__Task directions__
Quote from the first line below through the line that contains "const yAxisName = 'EQ5D Score (unadjusted)';", both included, and leave the pictures out.

__Source material__
•••••
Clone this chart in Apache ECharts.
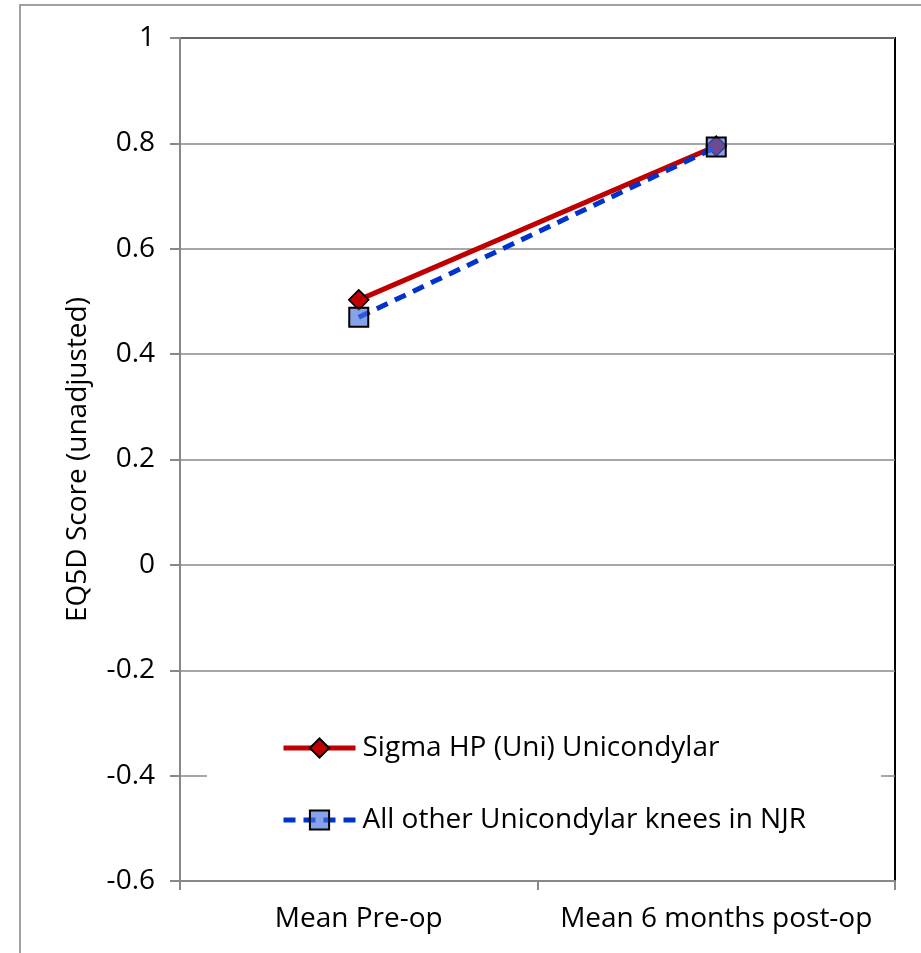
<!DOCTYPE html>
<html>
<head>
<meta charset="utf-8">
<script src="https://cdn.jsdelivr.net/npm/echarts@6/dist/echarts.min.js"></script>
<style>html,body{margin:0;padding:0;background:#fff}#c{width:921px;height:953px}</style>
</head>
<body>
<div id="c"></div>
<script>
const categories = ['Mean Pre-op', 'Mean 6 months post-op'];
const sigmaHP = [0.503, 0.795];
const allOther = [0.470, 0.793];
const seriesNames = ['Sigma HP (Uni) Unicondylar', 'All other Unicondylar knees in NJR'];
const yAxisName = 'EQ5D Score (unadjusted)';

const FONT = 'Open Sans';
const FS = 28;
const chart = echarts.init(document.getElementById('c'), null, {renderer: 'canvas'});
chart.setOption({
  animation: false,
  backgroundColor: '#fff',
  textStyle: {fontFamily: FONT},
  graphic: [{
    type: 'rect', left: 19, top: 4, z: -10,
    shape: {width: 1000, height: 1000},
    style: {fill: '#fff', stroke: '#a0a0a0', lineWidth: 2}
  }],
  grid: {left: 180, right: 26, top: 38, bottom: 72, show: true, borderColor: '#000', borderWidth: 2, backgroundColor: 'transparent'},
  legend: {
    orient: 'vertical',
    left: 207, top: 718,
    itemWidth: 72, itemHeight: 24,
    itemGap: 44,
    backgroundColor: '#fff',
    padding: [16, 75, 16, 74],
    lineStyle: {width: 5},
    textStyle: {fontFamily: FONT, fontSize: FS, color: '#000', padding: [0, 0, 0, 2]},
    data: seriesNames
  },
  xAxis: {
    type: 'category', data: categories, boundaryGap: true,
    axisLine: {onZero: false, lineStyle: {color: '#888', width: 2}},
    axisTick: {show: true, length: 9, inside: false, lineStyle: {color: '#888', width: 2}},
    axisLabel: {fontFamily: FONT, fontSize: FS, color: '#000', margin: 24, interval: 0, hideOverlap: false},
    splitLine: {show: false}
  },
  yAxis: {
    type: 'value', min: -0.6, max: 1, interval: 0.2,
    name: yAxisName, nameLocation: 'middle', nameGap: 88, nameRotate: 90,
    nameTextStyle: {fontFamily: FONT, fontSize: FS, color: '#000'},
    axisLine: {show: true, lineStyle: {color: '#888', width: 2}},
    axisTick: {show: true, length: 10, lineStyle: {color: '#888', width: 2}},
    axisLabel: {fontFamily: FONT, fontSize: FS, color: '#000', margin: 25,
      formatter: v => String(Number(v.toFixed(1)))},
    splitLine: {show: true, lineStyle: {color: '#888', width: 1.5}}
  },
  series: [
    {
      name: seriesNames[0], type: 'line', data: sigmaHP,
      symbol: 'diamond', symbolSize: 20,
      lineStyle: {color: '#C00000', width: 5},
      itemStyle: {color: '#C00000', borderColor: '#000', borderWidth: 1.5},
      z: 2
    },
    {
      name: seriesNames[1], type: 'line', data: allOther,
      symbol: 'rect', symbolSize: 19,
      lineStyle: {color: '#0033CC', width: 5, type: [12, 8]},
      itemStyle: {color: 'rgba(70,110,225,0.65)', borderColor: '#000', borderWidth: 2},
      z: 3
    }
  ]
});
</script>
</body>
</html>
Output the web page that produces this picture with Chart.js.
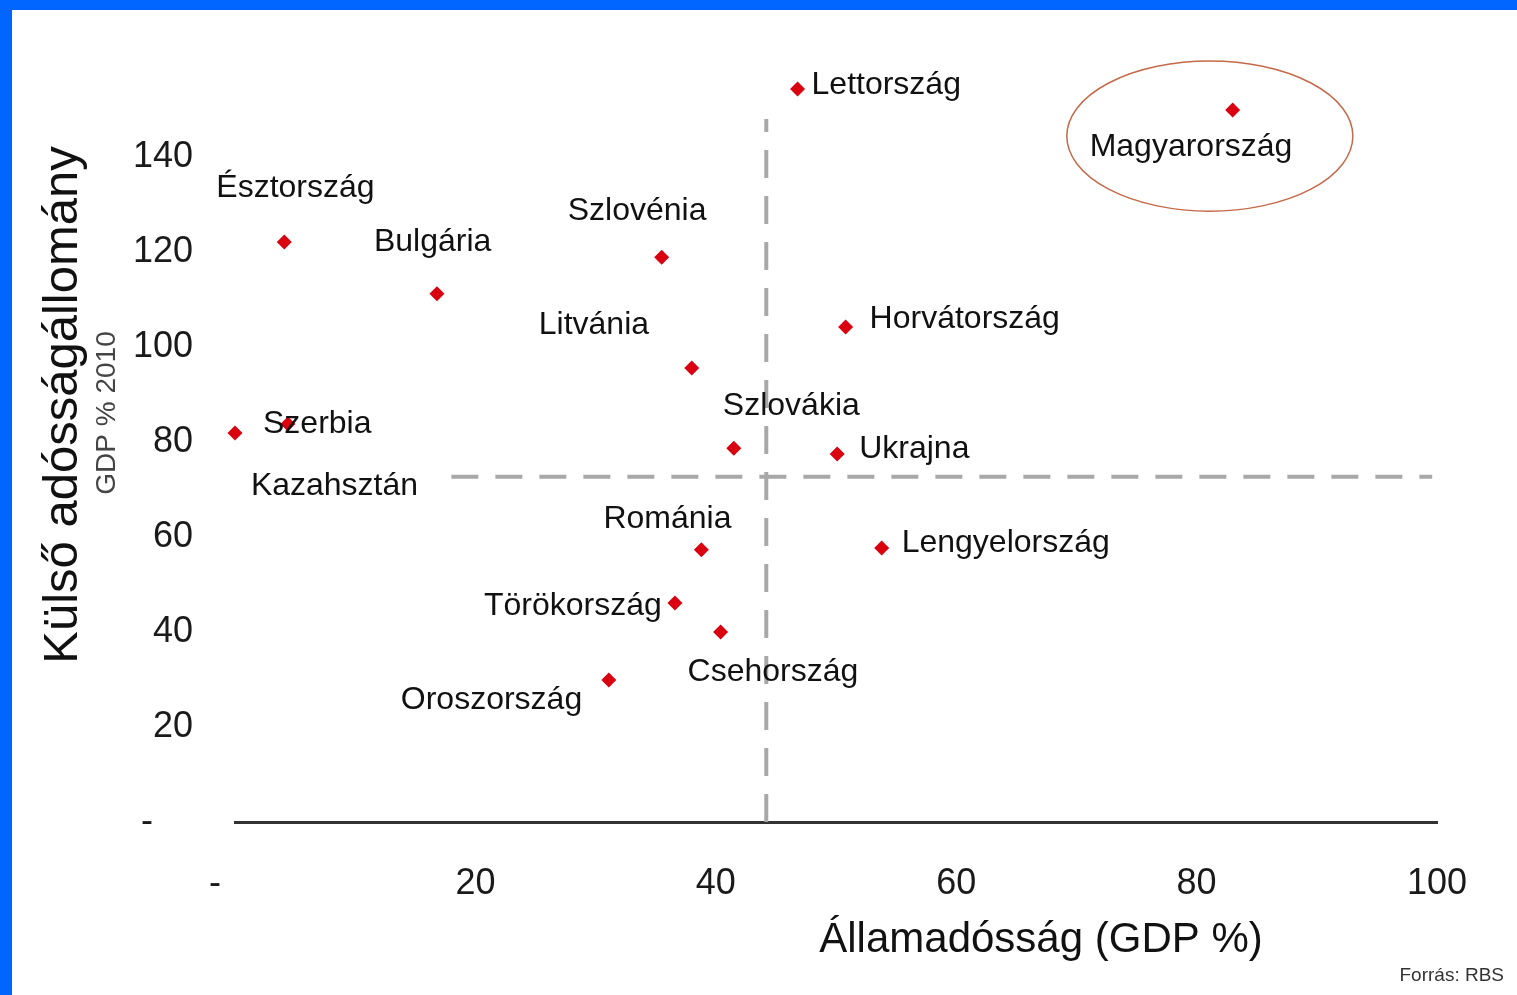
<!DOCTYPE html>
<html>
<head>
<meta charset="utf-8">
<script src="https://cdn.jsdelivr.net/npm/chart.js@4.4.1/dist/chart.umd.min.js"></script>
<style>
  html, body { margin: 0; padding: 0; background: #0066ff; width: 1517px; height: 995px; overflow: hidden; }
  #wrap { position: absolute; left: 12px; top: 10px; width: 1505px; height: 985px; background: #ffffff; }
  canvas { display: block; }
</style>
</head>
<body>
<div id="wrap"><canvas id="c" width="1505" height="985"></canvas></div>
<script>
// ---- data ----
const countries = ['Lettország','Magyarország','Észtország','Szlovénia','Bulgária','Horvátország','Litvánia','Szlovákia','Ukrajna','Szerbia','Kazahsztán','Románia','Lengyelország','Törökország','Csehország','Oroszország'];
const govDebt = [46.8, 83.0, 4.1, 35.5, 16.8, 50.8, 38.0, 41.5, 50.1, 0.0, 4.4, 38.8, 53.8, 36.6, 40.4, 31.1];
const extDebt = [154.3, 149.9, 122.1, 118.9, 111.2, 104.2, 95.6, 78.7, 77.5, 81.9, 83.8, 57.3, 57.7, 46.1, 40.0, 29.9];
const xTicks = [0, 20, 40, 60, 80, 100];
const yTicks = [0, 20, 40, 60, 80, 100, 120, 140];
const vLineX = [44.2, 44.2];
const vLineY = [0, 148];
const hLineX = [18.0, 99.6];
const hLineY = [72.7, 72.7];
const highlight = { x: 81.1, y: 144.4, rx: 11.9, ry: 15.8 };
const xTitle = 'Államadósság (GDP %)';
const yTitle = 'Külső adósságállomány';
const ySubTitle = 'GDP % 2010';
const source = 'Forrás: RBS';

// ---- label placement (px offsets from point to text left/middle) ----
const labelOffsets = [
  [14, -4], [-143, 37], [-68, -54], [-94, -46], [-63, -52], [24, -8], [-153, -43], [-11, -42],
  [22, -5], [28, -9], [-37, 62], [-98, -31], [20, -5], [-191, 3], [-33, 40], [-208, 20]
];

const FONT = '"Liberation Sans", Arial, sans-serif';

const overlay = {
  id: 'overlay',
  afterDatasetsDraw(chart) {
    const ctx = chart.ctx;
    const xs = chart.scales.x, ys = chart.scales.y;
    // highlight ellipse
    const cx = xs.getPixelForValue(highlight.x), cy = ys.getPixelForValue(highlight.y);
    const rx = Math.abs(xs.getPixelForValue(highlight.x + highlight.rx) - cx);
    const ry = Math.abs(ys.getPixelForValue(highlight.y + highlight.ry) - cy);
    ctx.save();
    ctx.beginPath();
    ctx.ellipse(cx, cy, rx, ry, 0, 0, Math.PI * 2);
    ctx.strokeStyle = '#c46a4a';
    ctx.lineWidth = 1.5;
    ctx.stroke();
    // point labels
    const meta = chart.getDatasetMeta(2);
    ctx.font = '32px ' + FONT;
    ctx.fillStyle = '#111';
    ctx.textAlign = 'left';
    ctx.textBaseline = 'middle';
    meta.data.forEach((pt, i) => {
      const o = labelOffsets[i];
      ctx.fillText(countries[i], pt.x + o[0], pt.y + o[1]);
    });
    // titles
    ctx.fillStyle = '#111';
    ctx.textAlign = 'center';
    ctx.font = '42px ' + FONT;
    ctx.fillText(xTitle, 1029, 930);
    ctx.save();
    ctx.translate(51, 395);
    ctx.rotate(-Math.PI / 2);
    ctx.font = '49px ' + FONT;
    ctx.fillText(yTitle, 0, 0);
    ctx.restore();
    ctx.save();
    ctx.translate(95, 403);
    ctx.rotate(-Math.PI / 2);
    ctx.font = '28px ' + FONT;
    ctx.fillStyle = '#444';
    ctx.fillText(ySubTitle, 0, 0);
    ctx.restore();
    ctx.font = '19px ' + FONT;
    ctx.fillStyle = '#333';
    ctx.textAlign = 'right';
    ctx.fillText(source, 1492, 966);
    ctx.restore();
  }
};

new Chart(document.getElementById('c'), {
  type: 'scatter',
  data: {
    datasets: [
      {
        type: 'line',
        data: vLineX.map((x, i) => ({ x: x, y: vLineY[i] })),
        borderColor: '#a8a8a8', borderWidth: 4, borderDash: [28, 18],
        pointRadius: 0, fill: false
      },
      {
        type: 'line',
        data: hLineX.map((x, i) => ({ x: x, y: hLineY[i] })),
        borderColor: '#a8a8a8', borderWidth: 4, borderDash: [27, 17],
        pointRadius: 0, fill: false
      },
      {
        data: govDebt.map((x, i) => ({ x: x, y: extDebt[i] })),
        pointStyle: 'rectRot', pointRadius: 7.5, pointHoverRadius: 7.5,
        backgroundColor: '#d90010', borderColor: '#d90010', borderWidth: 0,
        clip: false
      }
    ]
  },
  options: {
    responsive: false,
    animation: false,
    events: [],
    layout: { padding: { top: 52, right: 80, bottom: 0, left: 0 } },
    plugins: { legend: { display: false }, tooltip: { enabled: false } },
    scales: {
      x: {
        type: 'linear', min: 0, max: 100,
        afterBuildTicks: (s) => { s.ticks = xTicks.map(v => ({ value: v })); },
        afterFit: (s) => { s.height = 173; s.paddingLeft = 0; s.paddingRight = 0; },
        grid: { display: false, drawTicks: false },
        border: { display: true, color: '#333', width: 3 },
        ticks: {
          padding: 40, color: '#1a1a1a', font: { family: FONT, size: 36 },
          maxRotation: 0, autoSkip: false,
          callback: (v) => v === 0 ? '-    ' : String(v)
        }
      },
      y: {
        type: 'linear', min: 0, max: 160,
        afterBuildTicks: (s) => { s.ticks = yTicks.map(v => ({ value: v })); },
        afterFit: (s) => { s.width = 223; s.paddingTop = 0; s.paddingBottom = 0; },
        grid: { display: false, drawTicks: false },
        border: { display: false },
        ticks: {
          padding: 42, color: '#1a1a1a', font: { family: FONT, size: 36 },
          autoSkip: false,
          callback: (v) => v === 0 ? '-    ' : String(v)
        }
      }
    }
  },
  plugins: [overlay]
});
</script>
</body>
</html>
•••••
__Output of the task__
Clone this chart in Apache ECharts.
<!DOCTYPE html>
<html>
<head>
<meta charset="utf-8">
<script src="https://cdn.jsdelivr.net/npm/echarts@6/dist/echarts.min.js"></script>
<style>html,body{margin:0;padding:0;background:#fff}#c{width:921px;height:953px}</style>
</head>
<body>
<div id="c"></div>
<script>
const categories = ['Mean Pre-op', 'Mean 6 months post-op'];
const sigmaHP = [0.503, 0.795];
const allOther = [0.470, 0.793];
const seriesNames = ['Sigma HP (Uni) Unicondylar', 'All other Unicondylar knees in NJR'];
const yAxisName = 'EQ5D Score (unadjusted)';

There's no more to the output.